> **WHAT IS REQUIRED**
Provide an exact copy of the data, excluding the images.

> **DATA SHOWN**
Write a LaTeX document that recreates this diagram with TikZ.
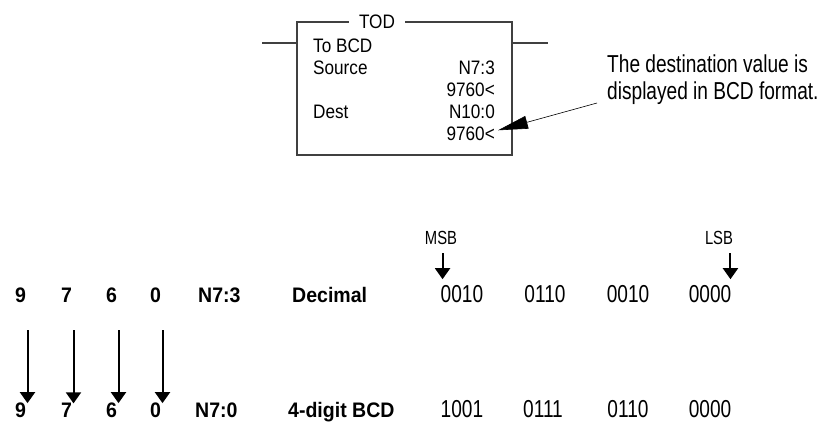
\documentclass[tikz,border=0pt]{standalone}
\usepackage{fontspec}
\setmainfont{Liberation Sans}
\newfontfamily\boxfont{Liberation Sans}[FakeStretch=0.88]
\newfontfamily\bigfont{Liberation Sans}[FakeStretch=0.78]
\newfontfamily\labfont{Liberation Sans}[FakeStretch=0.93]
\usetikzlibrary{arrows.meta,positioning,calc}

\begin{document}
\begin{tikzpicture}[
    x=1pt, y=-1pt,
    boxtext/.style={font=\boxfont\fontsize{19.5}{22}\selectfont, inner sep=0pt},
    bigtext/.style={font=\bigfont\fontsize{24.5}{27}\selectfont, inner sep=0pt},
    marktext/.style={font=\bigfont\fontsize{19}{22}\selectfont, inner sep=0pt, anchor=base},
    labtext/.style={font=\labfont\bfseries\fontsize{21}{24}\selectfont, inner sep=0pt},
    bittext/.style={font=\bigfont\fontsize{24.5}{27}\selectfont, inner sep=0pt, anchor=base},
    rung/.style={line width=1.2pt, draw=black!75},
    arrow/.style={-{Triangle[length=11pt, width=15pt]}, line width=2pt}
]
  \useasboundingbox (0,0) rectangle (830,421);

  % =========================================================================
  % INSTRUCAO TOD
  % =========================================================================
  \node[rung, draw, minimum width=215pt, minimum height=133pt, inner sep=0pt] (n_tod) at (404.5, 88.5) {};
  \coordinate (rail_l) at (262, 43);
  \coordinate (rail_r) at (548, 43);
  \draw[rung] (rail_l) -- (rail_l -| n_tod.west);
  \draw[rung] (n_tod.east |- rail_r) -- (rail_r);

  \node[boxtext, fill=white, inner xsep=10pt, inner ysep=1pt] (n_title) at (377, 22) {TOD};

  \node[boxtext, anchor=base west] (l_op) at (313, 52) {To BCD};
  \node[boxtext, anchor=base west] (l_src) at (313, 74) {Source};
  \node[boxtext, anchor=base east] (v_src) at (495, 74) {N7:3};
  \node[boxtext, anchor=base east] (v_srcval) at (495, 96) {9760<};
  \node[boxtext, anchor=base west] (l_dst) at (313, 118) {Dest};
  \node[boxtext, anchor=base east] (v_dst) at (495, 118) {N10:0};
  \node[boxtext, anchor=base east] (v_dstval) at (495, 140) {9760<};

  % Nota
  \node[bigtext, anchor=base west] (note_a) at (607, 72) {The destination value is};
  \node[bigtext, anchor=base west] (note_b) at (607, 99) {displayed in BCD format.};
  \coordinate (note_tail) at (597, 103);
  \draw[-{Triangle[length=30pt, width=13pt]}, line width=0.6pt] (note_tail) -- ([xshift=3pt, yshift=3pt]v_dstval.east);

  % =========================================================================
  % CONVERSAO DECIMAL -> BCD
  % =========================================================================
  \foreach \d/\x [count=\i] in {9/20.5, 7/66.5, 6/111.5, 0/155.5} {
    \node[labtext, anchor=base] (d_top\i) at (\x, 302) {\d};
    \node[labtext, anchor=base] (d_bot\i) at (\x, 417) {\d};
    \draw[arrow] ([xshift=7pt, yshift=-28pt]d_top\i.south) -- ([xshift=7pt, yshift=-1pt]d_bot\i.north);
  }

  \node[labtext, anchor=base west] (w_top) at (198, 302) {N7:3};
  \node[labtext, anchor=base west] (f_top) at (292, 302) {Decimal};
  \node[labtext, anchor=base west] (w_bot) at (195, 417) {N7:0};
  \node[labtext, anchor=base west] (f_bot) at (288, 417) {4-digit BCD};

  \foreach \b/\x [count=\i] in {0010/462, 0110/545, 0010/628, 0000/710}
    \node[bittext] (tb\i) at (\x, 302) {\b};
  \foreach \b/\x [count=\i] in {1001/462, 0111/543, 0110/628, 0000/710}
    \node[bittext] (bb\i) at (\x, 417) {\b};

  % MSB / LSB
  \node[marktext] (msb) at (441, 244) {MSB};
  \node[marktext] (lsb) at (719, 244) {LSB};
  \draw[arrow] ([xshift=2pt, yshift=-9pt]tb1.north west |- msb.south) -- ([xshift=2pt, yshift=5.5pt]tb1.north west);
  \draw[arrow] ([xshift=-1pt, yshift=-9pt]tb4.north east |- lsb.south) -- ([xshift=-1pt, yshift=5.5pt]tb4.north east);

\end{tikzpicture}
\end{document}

> **RESPONSE**
Write a LaTeX document that recreates this diagram with TikZ.
\documentclass[tikz,border=0pt]{standalone}
\usepackage{fontspec}
\setmainfont{Liberation Sans}
\newfontfamily\boxfont{Liberation Sans}[FakeStretch=0.88]
\newfontfamily\bigfont{Liberation Sans}[FakeStretch=0.78]
\newfontfamily\labfont{Liberation Sans}[FakeStretch=0.93]
\usetikzlibrary{arrows.meta,positioning,calc}

\begin{document}
\begin{tikzpicture}[
    x=1pt, y=-1pt,
    boxtext/.style={font=\boxfont\fontsize{19.5}{22}\selectfont, inner sep=0pt},
    bigtext/.style={font=\bigfont\fontsize{24.5}{27}\selectfont, inner sep=0pt},
    marktext/.style={font=\bigfont\fontsize{19}{22}\selectfont, inner sep=0pt, anchor=base},
    labtext/.style={font=\labfont\bfseries\fontsize{21}{24}\selectfont, inner sep=0pt},
    bittext/.style={font=\bigfont\fontsize{24.5}{27}\selectfont, inner sep=0pt, anchor=base},
    rung/.style={line width=1.2pt, draw=black!75},
    arrow/.style={-{Triangle[length=11pt, width=15pt]}, line width=2pt}
]
  \useasboundingbox (0,0) rectangle (830,421);

  % =========================================================================
  % INSTRUCAO TOD
  % =========================================================================
  \node[rung, draw, minimum width=215pt, minimum height=133pt, inner sep=0pt] (n_tod) at (404.5, 88.5) {};
  \coordinate (rail_l) at (262, 43);
  \coordinate (rail_r) at (548, 43);
  \draw[rung] (rail_l) -- (rail_l -| n_tod.west);
  \draw[rung] (n_tod.east |- rail_r) -- (rail_r);

  \node[boxtext, fill=white, inner xsep=10pt, inner ysep=1pt] (n_title) at (377, 22) {TOD};

  \node[boxtext, anchor=base west] (l_op) at (313, 52) {To BCD};
  \node[boxtext, anchor=base west] (l_src) at (313, 74) {Source};
  \node[boxtext, anchor=base east] (v_src) at (495, 74) {N7:3};
  \node[boxtext, anchor=base east] (v_srcval) at (495, 96) {9760<};
  \node[boxtext, anchor=base west] (l_dst) at (313, 118) {Dest};
  \node[boxtext, anchor=base east] (v_dst) at (495, 118) {N10:0};
  \node[boxtext, anchor=base east] (v_dstval) at (495, 140) {9760<};

  % Nota
  \node[bigtext, anchor=base west] (note_a) at (607, 72) {The destination value is};
  \node[bigtext, anchor=base west] (note_b) at (607, 99) {displayed in BCD format.};
  \coordinate (note_tail) at (597, 103);
  \draw[-{Triangle[length=30pt, width=13pt]}, line width=0.6pt] (note_tail) -- ([xshift=3pt, yshift=3pt]v_dstval.east);

  % =========================================================================
  % CONVERSAO DECIMAL -> BCD
  % =========================================================================
  \foreach \d/\x [count=\i] in {9/20.5, 7/66.5, 6/111.5, 0/155.5} {
    \node[labtext, anchor=base] (d_top\i) at (\x, 302) {\d};
    \node[labtext, anchor=base] (d_bot\i) at (\x, 417) {\d};
    \draw[arrow] ([xshift=7pt, yshift=-28pt]d_top\i.south) -- ([xshift=7pt, yshift=-1pt]d_bot\i.north);
  }

  \node[labtext, anchor=base west] (w_top) at (198, 302) {N7:3};
  \node[labtext, anchor=base west] (f_top) at (292, 302) {Decimal};
  \node[labtext, anchor=base west] (w_bot) at (195, 417) {N7:0};
  \node[labtext, anchor=base west] (f_bot) at (288, 417) {4-digit BCD};

  \foreach \b/\x [count=\i] in {0010/462, 0110/545, 0010/628, 0000/710}
    \node[bittext] (tb\i) at (\x, 302) {\b};
  \foreach \b/\x [count=\i] in {1001/462, 0111/543, 0110/628, 0000/710}
    \node[bittext] (bb\i) at (\x, 417) {\b};

  % MSB / LSB
  \node[marktext] (msb) at (441, 244) {MSB};
  \node[marktext] (lsb) at (719, 244) {LSB};
  \draw[arrow] ([xshift=2pt, yshift=-9pt]tb1.north west |- msb.south) -- ([xshift=2pt, yshift=5.5pt]tb1.north west);
  \draw[arrow] ([xshift=-1pt, yshift=-9pt]tb4.north east |- lsb.south) -- ([xshift=-1pt, yshift=5.5pt]tb4.north east);

\end{tikzpicture}
\end{document}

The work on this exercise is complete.